The exclusive, or lone, or only, or single, solitary, sole way to check whether any model is good is if it can skillfully predict new data, where “new” means as yet unknown to the model in any way—as in *in any way*. The reason skeptics exist is because no know model has been able to do this with temperatures past a couple of months ahead.

**The Dramatic Conclusion**

There isn’t a soul alive or dead who doesn’t acknowledge that temperatures have changed. Since it cannot be that the observed changes are due to “natural variation” or “chance,” that means something real and physical, possible many different real and physical things, have caused temperature to take the values it did.

If we seek to understand this physics, it’s not likely that statistics will play much of role. Thus, climate modelers have the right instinct by thinking thermodynamically. But this goes both directions. If we have a working physical model (by “working” I mean “that which makes skillful predictions”) there is no reason in the world to point to “statistical significance” to claim temperatures in this period are greater than temperatures in that period.

Why abandon the physical model and switch to statistics to claim significance when we know that any fool can find a model which is “significant”, even models which “prove” temperatures have declined? This is nonsensical as it is suspicious.
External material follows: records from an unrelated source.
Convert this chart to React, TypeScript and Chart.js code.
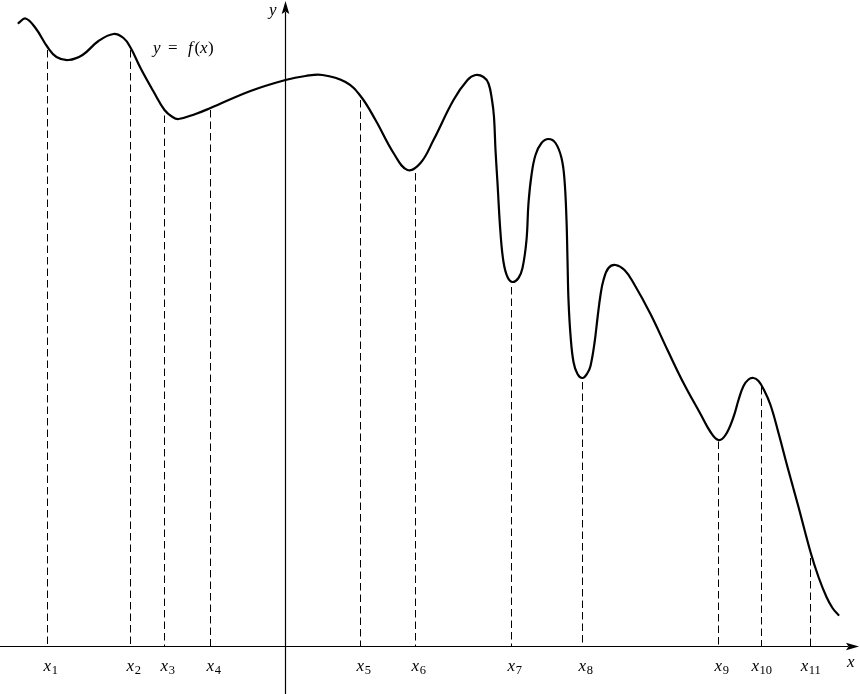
import React, { useEffect, useRef } from "react";
import { Chart, registerables } from "chart.js";

Chart.register(...registerables);

// ---- data (1 unit = 10 px of the reference; origin where the axes cross) ----
const curveX = [
  -26.7, -26.0, -25.0, -23.8, -22.9, -21.7, -20.3, -18.7, -17.2, -16.2, -15.5, -14.5, -13.2, -12.1,
  -11.3, -10.7, -9.0, -7.5, -3.5, 0.0, 2.0, 3.7, 6.0, 7.5, 9.0, 10.8, 12.2, 13.5, 14.8, 16.8, 18.2,
  19.0, 19.8, 20.3, 20.65, 20.85, 21.0, 21.2, 21.5, 21.8, 22.2, 22.7, 23.3, 23.7, 24.1, 24.3, 24.6,
  25.0, 25.6, 26.3, 27.0, 27.6, 27.9, 28.1, 28.2, 28.3, 28.5, 28.8, 29.2, 29.7, 30.2, 30.5, 30.9,
  31.2, 31.5, 31.8, 32.3, 33.0, 33.9, 34.8, 36.5, 38.2, 39.8, 41.5, 42.5, 43.3, 44.0, 44.8, 45.3,
  45.8, 46.3, 46.8, 47.3, 47.8, 48.5, 49.3, 50.2, 51.3, 52.5, 53.3, 54.1, 54.7, 55.3,
];
const curveY = [
  62.35, 62.8, 61.85, 59.95, 58.95, 58.65, 59.15, 60.55, 61.25, 60.85, 59.9, 57.85, 55.5, 53.65,
  52.95, 52.75, 53.25, 53.85, 55.55, 56.65, 57.05, 57.15, 56.45, 55.05, 52.65, 49.35, 47.65, 48.35,
  50.65, 54.65, 56.65, 57.15, 56.95, 56.3, 54.65, 52.95, 49.65, 46.35, 41.35, 38.45, 36.95, 36.45,
  36.85, 37.85, 40.65, 44.35, 47.15, 49.15, 50.35, 50.75, 50.35, 48.85, 46.65, 42.65, 38.65, 34.65,
  31.15, 28.45, 27.25, 26.85, 27.35, 28.05, 30.35, 32.85, 35.15, 36.65, 37.85, 38.15, 37.65, 36.35,
  33.25, 29.65, 26.35, 23.25, 21.45, 20.65, 21.15, 22.95, 24.65, 26.05, 26.7, 26.85, 26.55, 25.75,
  24.15, 21.35, 17.95, 13.95, 9.45, 6.95, 4.95, 3.85, 3.15,
];
const markerSubs = ["1", "2", "3", "4", "5", "6", "7", "8", "9", "10", "11"];
const markerX = [-23.8, -15.5, -12.1, -7.5, 7.5, 13.0, 22.6, 29.7, 43.3, 47.6, 52.5];
const markerTop = [59.65, 59.65, 53.1, 53.65, 54.65, 47.35, 35.95, 26.45, 20.5, 25.95, 8.85];
const axisNameX = "x";
const axisNameY = "y";
const curveName: [string, boolean, number][] = [
  ["y", true, 0],
  ["=", false, 15],
  ["f", true, 35],
  ["(", false, 41.5],
  ["x", true, 47],
  [")", false, 55],
];

// ---- view ----
const X_MIN = -28.55;
const X_MAX = 57.45;
const Y_MIN = -4.75;
const Y_MAX = 64.65;
const X_TIP = 57.35;
const Y_TIP = 64.55;
const CURVE_LABEL_AT = { x: -13.25, y: 59.35 };

const SERIF = '"Liberation Serif", "DejaVu Serif", serif';

function arrow(ctx: CanvasRenderingContext2D, tx: number, ty: number, dx: number, dy: number) {
  const len = 13;
  const half = 3.8;
  const inset = 2.5;
  const px = -dy;
  const py = dx;
  const bx = tx - dx * len;
  const by = ty - dy * len;
  ctx.beginPath();
  ctx.moveTo(tx, ty);
  ctx.lineTo(bx + px * half, by + py * half);
  ctx.lineTo(bx + dx * inset, by + dy * inset);
  ctx.lineTo(bx - px * half, by - py * half);
  ctx.closePath();
  ctx.fill();
}

const mathPlugin = {
  id: "mathAxes",
  beforeDatasetsDraw(chart: any) {
    const { ctx, scales } = chart;
    const xs = scales.x;
    const ys = scales.y;
    const ox = xs.getPixelForValue(0);
    const oy = ys.getPixelForValue(0);
    const xl = xs.getPixelForValue(X_MIN);
    const xr = xs.getPixelForValue(X_TIP);
    const yb = ys.getPixelForValue(Y_MIN);
    const yt = ys.getPixelForValue(Y_TIP);
    ctx.save();
    ctx.strokeStyle = "#000";
    ctx.fillStyle = "#000";
    ctx.lineWidth = 1.2;
    ctx.beginPath();
    ctx.moveTo(xl, oy);
    ctx.lineTo(xr - 11, oy);
    ctx.moveTo(ox, yb);
    ctx.lineTo(ox, yt + 11);
    ctx.stroke();
    arrow(ctx, xr, oy, 1, 0);
    arrow(ctx, ox, yt, 0, -1);
    ctx.restore();
  },
  afterDatasetsDraw(chart: any) {
    const { ctx, scales } = chart;
    const xs = scales.x;
    const ys = scales.y;
    const ox = xs.getPixelForValue(0);
    const oy = ys.getPixelForValue(0);
    ctx.save();
    ctx.fillStyle = "#000";
    ctx.textBaseline = "alphabetic";
    const mainFont = `italic 17px ${SERIF}`;
    const subFont = `12.5px ${SERIF}`;

    markerX.forEach((mx, i) => {
      const sub = markerSubs[i];
      ctx.font = mainFont;
      const w1 = ctx.measureText("x").width;
      ctx.font = subFont;
      const w2 = ctx.measureText(sub).width;
      const cx = xs.getPixelForValue(mx) + (sub.length === 1 ? 3 : 0);
      const left = cx - (w1 + w2) / 2;
      const base = oy + 24.5;
      ctx.font = mainFont;
      ctx.textAlign = "left";
      ctx.fillText("x", left, base);
      ctx.font = subFont;
      ctx.fillText(sub, left + w1 + 0.5, base + 3);
    });

    // axis names
    ctx.font = mainFont;
    ctx.textAlign = "left";
    ctx.fillText(axisNameX, xs.getPixelForValue(X_TIP) - 12, oy + 20.5);
    ctx.textAlign = "right";
    ctx.fillText(axisNameY, ox - 9, ys.getPixelForValue(Y_TIP) + 14);

    // curve label
    const lx = xs.getPixelForValue(CURVE_LABEL_AT.x);
    const ly = ys.getPixelForValue(CURVE_LABEL_AT.y);
    ctx.textAlign = "left";
    curveName.forEach(([t, it, dx]) => {
      ctx.font = it ? `italic 17px ${SERIF}` : `17px ${SERIF}`;
      ctx.fillText(t, lx + dx, ly);
    });
    ctx.restore();
  },
};

export default function App() {
  const ref = useRef<HTMLCanvasElement | null>(null);

  useEffect(() => {
    if (!ref.current) return;
    const curve = curveX.map((x, i) => ({ x, y: curveY[i] }));
    const markers = markerX.map((x, i) => ({
      data: [
        { x, y: markerTop[i] },
        { x, y: 0 },
      ],
      showLine: true,
      borderColor: "#000",
      borderWidth: 1,
      borderDash: [7.5, 4],
      pointRadius: 0,
      tension: 0,
    }));
    const chart = new Chart(ref.current, {
      type: "scatter",
      data: {
        datasets: [
          {
            data: curve,
            showLine: true,
            borderColor: "#000",
            borderWidth: 2.2,
            pointRadius: 0,
            tension: 0.4,
            borderCapStyle: "round",
            borderJoinStyle: "round",
          } as any,
          ...(markers as any[]),
        ],
      },
      options: {
        animation: false,
        responsive: false,
        events: [],
        layout: { padding: 0 },
        plugins: { legend: { display: false }, tooltip: { enabled: false } },
        scales: {
          x: { type: "linear", min: X_MIN, max: X_MAX, display: false },
          y: { type: "linear", min: Y_MIN, max: Y_MAX, display: false },
        },
      },
      plugins: [mathPlugin],
    });
    return () => chart.destroy();
  }, []);

  return (
    <div style={{ position: "fixed", left: 0, top: 0, width: 860, height: 694, background: "#fff" }}>
      <canvas ref={ref} width={860} height={694} />
    </div>
  );
}
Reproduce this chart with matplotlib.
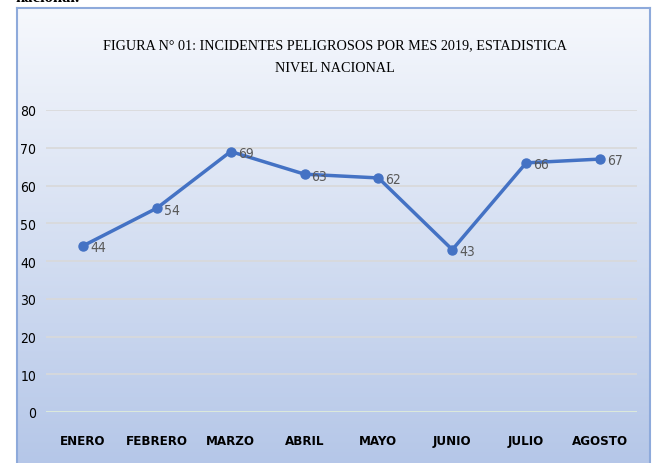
import numpy as np
import matplotlib.pyplot as plt

meses = ['ENERO', 'FEBRERO', 'MARZO', 'ABRIL', 'MAYO', 'JUNIO', 'JULIO', 'AGOSTO']
incidentes = [44, 54, 69, 63, 62, 43, 66, 67]
y_ticks = [0, 10, 20, 30, 40, 50, 60, 70, 80]

titulo = 'FIGURA N° 01: INCIDENTES PELIGROSOS POR MES 2019, ESTADISTICA\nNIVEL NACIONAL'

fig = plt.figure(figsize=(6.53, 4.64), dpi=100)

# fondo con degradado del recuadro del grafico
bg = fig.add_axes([17 / 653, 0, 633 / 653, 455 / 464], zorder=0)
grad = np.linspace(0, 1, 256).reshape(-1, 1)
top = np.array([0.965, 0.973, 0.99])
bot = np.array([0.71, 0.78, 0.91])
img = top + (bot - top) * grad[..., None]
bg.imshow(img, aspect='auto', extent=[0, 1, 0, 1])
bg.set_xlim(0, 1)
bg.set_ylim(0, 1)
bg.set_xticks([])
bg.set_yticks([])
for s in bg.spines.values():
    s.set_color('#8eaadb')
    s.set_linewidth(1.5)
bg.spines['bottom'].set_visible(False)

fig.text(15 / 653, 1 - 1.5 / 464, 'nacional.', fontsize=12, fontweight='bold',
         family='Liberation Serif', va='baseline', ha='left', color='black')

narrow = dict(family='DejaVu Sans', stretch='condensed')

ax = fig.add_axes([46 / 653, 51 / 464, 591 / 653, 302 / 464], zorder=1)
ax.patch.set_visible(False)
x = np.arange(len(meses))
ax.plot(x, incidentes, color='#4472c4', linewidth=2.5, marker='o', markersize=6.5,
        solid_capstyle='round')
for xi, yi in zip(x, incidentes):
    ax.annotate(str(yi), (xi, yi), xytext=(5, -1), textcoords='offset points',
                va='center', ha='left', fontsize=10, color='#595959', **narrow)

ax.set_xlim(-0.5, len(meses) - 0.5)
ax.set_ylim(0, 80)
ax.set_yticks(y_ticks)
ax.set_xticks(x)
ax.set_xticklabels(meses, fontweight='bold', fontsize=9.5, **narrow)
for lab in ax.get_yticklabels():
    lab.set_family('DejaVu Sans')
    lab.set_stretch('condensed')
    lab.set_fontsize(10)
ax.tick_params(length=0, colors='#000000')
ax.tick_params(axis='x', pad=16)
ax.tick_params(axis='y', pad=7)
for s in ax.spines.values():
    s.set_visible(False)
ax.yaxis.grid(True, color='#d9d9d9', linewidth=1.2)
ax.set_axisbelow(True)
gl = ax.get_ygridlines()
gl[0].set_color('#e2efd9')

fig.text(335 / 653, 1 - 57 / 464, titulo, ha='center', va='center',
         fontsize=10.2, family='Liberation Serif', linespacing=1.95, color='black')

fig.savefig('out.png', dpi=100)
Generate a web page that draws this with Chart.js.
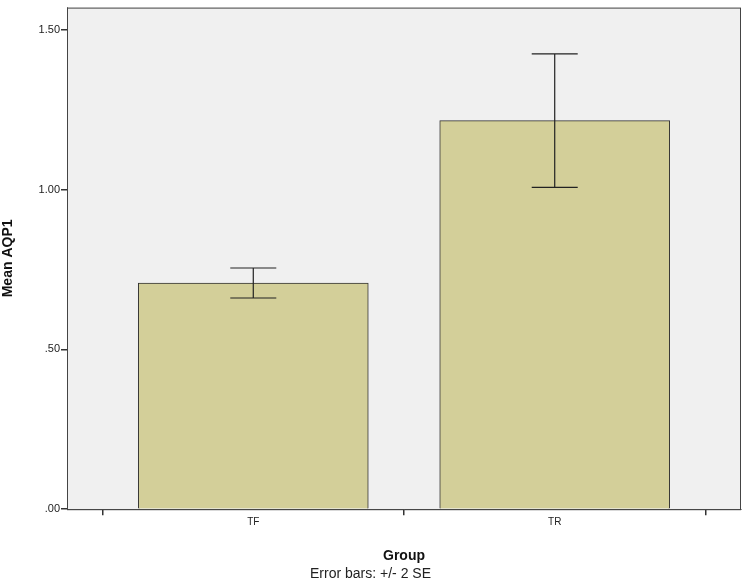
<!DOCTYPE html>
<html>
<head>
<meta charset="utf-8">
<script src="https://cdn.jsdelivr.net/npm/chart.js@4"></script>
<style>
  html, body { margin: 0; padding: 0; background: #fff; }
  #wrap { width: 750px; height: 587px; }
</style>
</head>
<body>
<div id="wrap"><canvas id="c"></canvas></div>
<script>
// Data
const groups = ['TF', 'TR'];
const means = [0.708, 1.216];
const errLow = [0.661, 1.007];
const errHigh = [0.755, 1.425];
const yTicks = [0, 0.5, 1.0, 1.5];

const FONT = "'Liberation Sans', Arial, sans-serif";

// plot background + frame
const plotBg = {
  id: 'plotBg',
  beforeDatasetsDraw(chart) {
    const { ctx, chartArea: a } = chart;
    ctx.save();
    ctx.fillStyle = '#f0f0f0';
    ctx.fillRect(a.left, a.top, a.right - a.left, a.bottom - a.top);
    ctx.restore();
  },
  afterDatasetsDraw(chart) {
    const { ctx, chartArea: a } = chart;
    ctx.save();
    ctx.strokeStyle = '#444';
    ctx.lineWidth = 1;
    ctx.strokeRect(a.left + 0.5, a.top + 0.5, a.right - a.left - 1, a.bottom - a.top);
    ctx.restore();
  }
};

// +/- 2 SE error bars
const errorBars = {
  id: 'errorBars',
  afterDatasetsDraw(chart) {
    const { ctx, scales: { x, y } } = chart;
    ctx.save();
    ctx.strokeStyle = '#222';
    ctx.lineWidth = 1.2;
    groups.forEach((g, i) => {
      const px = x.getPixelForValue(i + 1);
      const lo = y.getPixelForValue(errLow[i]);
      const hi = y.getPixelForValue(errHigh[i]);
      ctx.beginPath();
      ctx.moveTo(px, lo); ctx.lineTo(px, hi);
      ctx.moveTo(px - 23, lo); ctx.lineTo(px + 23, lo);
      ctx.moveTo(px - 23, hi); ctx.lineTo(px + 23, hi);
      ctx.stroke();
    });
    ctx.restore();
  }
};

new Chart(document.getElementById('c'), {
  type: 'bar',
  data: {
    datasets: [{
      data: means.map((v, i) => ({ x: i + 1, y: v })),
      backgroundColor: '#d3cf99',
      borderColor: '#333',
      borderWidth: 1,
      barThickness: 230
    }]
  },
  options: {
    responsive: true,
    maintainAspectRatio: false,
    animation: false,
    layout: { padding: { top: 4, right: 9, left: 0, bottom: 4 } },
    plugins: {
      legend: { display: false },
      tooltip: { enabled: false },
      title: {
        display: true,
        position: 'bottom',
        text: 'Error bars: +/- 2 SE',
        color: '#222',
        font: { family: FONT, size: 14, weight: 'normal' },
        padding: { top: 2, bottom: 0 }
      }
    },
    scales: {
      x: {
        type: 'linear',
        min: 0.382,
        max: 2.618,
        offset: false,
        afterBuildTicks(s) { s.ticks = groups.map((g, i) => ({ value: i + 1 })); },
        afterFit(s) { s.height = 55; },
        ticks: {
          callback: (v) => groups[v - 1] || '',
          color: '#222',
          font: { family: FONT, size: 10 },
          padding: 1
        },
        grid: { display: true, drawOnChartArea: false, drawTicks: true, tickLength: 6, color: '#333', lineWidth: 1.5 },
        border: { display: true, color: '#333' },
        title: {
          display: true,
          text: 'Group',
          color: '#111',
          font: { family: FONT, size: 14, weight: 'bold' },
          padding: { top: 8, bottom: 0 }
        }
      },
      y: {
        min: 0,
        max: 1.57,
        afterBuildTicks(s) { s.ticks = yTicks.map(v => ({ value: v })); },
        afterFit(s) { s.width = 67; },
        ticks: {
          callback: (v) => v.toFixed(2).replace(/^0/, ''),
          color: '#222',
          font: { family: FONT, size: 11 },
          padding: 1
        },
        grid: { display: true, drawOnChartArea: false, drawTicks: true, tickLength: 6, color: '#333', lineWidth: 1.5 },
        border: { display: true, color: '#333' },
        title: {
          display: true,
          text: 'Mean AQP1',
          color: '#111',
          font: { family: FONT, size: 14, weight: 'bold' },
          padding: { top: 0, bottom: 4 }
        }
      }
    }
  },
  plugins: [plotBg, errorBars]
});
</script>
</body>
</html>
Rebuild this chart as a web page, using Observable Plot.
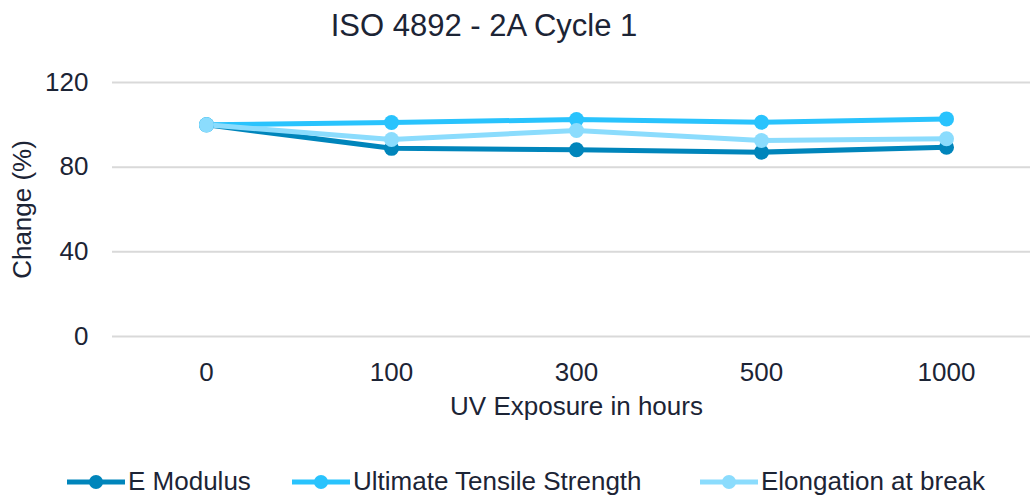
<!DOCTYPE html>
<html>
<head>
<meta charset="utf-8">
<script src="https://cdn.jsdelivr.net/npm/d3@7"></script>
<script src="https://cdn.jsdelivr.net/npm/@observablehq/plot@0.6"></script>
<style>
  html, body { margin: 0; padding: 0; background: #fff; }
  body { width: 1030px; height: 497px; position: relative; overflow: hidden;
         font-family: "Liberation Sans", Arial, sans-serif; color: #1c2435; }
  #title { position: absolute; left: 0; top: 8px; width: 968px; text-align: center; font-size: 31px; }
  #chart { position: absolute; left: 0; top: 50px; }
  #legend { position: absolute; left: 0; top: 466px; width: 1030px; height: 30px; }
  .item { position: absolute; top: 0; display: flex; align-items: center; font-size: 26px; white-space: nowrap; }
  .item svg { margin-right: 3px; }
</style>
</head>
<body>
<div id="title">ISO 4892 - 2A Cycle 1</div>
<div id="chart"></div>
<div id="legend"></div>
<script>
const hours = ["0", "100", "300", "500", "1000"];
const seriesNames = ["E Modulus", "Ultimate Tensile Strength", "Elongation at break"];
const eModulus = [100, 88.9, 88.2, 87.1, 89.4];
const tensile = [100, 101.1, 102.5, 101.2, 102.8];
const elongation = [100, 93.1, 97.3, 92.6, 93.4];
const yTicks = [0, 40, 80, 120];
const colors = ["#0085bb", "#29c3fd", "#8bdcfd"];

const allValues = [eModulus, tensile, elongation];
const data = [];
seriesNames.forEach((s, i) => hours.forEach((h, j) => data.push({series: s, hour: h, value: allValues[i][j]})));

const ink = "#1c2435";
const chart = Plot.plot({
  width: 1030,
  height: 400,
  marginLeft: 112,
  marginRight: 0,
  marginTop: 32,
  marginBottom: 114,
  style: {fontFamily: "'Liberation Sans', Arial, sans-serif", color: ink, background: "transparent"},
  x: {type: "point", domain: hours, range: [204, 947], padding: 0},
  y: {domain: [0, 120], ticks: yTicks},
  color: {domain: seriesNames, range: colors},
  marks: [
    Plot.gridY(yTicks, {stroke: "#d9d9d9", strokeOpacity: 1, strokeWidth: 2}),
    Plot.axisY(yTicks, {tickSize: 0, tickPadding: 24, fontSize: 26, label: null, fill: ink}),
    Plot.axisX({tickSize: 0, tickPadding: 26, fontSize: 26, label: null, fill: ink}),
    Plot.text(["Change (%)"], {frameAnchor: "left", textAnchor: "middle", dx: -90, rotate: -90, fontSize: 26, fill: ink}),
    Plot.text(["UV Exposure in hours"], {frameAnchor: "bottom", dx: 5, dy: 78, fontSize: 26, fill: ink}),
    Plot.line(data, {x: "hour", y: "value", z: "series", stroke: "series", strokeWidth: 5}),
    Plot.dot(data, {x: "hour", y: "value", fill: "series", r: 7.5})
  ]
});
document.getElementById("chart").appendChild(chart);

const legendPos = [67, 292, 700];
const legend = document.getElementById("legend");
seriesNames.forEach((s, i) => {
  const div = document.createElement("div");
  div.className = "item";
  div.style.left = legendPos[i] + "px";
  div.innerHTML = `<svg width="58" height="30"><line x1="0" y1="15" x2="58" y2="15" stroke="${colors[i]}" stroke-width="5"/><circle cx="29" cy="15" r="7" fill="${colors[i]}"/></svg><span>${s}</span>`;
  legend.appendChild(div);
});
</script>
</body>
</html>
Skeptics see this shift of proof and rightly speculate that the physics aren’t as solid as claimed.

If a statistical model has skillfully predicted new temperatures, and of course this is possible, then it is rational to trust the model to continue to do so (for the near horizon; who trusts a statistics model for a century hence?). But there is not a lot that can be learned from the model about the physics, unless the parameters of the model can be married to physical concepts. And if we can do that, we should be able to create skillful physical models. Good statistical models of physical processes thus work toward their own retirement.

Ready for the punch line? It is shocking and deeply perplexing why anybody would point to statistical significance to claim that temperatures have gone up, down, or wiggled about. If we really want to know whether temperatures have increased, *then just look*. Logic demands that if they have gone up, *then they have gone up*. Logic also proves that if they have gone down, *then they have gone down.* Statistical significance is an absurd addition to absolute certainty.

The only questions we have left are—not whether there have been changes—but *why* these changes occurred and *what* the changes will be in the future.

**Lovejoy Update** To show you how low climatological discourse has sunk, in the new paper in *Climate Dynamics* Shaun Lovejoy (a name which we are now entitled to doubt) wrote out a trivially simple model of global temperature change and after which inserted the parenthetical words “skeptics may be assured that this hypothesis will be tested and indeed quantified in the following analysis”. In published comments he also fixated on the word “deniers.” If there is anybody left who says climate science is no different than politics, raise his hand. Anybody? Anybody?

His model, which is frankly absurd, is to say the *change* in global temperatures is a straight linear combination of the *change* in “anthropogenic contributions” to temperature plus the *change* in “natural variability” of temperature plus the *change* in “measurement error” of temperature. (Hilariously, he claims measurement error is of the order +/- 0.03 degrees Celsius; yes, three-*hundredths* of a degree: I despair, I despair.)

His conclusion is to “reject”, at the gosh-oh-gee level of 99.9%, that the change of “anthropogenic contributions” to temperature is 0.

Can you see it? The gross error, I mean. His model *assumes* the *changes* in “anthropogenic contributions” to temperature and then he had to *supply* those changes via the data he used (fossil fuel use was implanted as a proxy for actual temperature change; I weep, I weep). Was there thus *any* chance of rejecting the data he added as “non-significant”?

Is there any proof that his model is a useful representation of the actual atmosphere? None at all. But, hey, I may be wrong. I therefore challenge Lovejoy to use his model to predict future temperatures. If it’s any good, it will be able to skillfully do so. I’m willing to bet good money it can’t.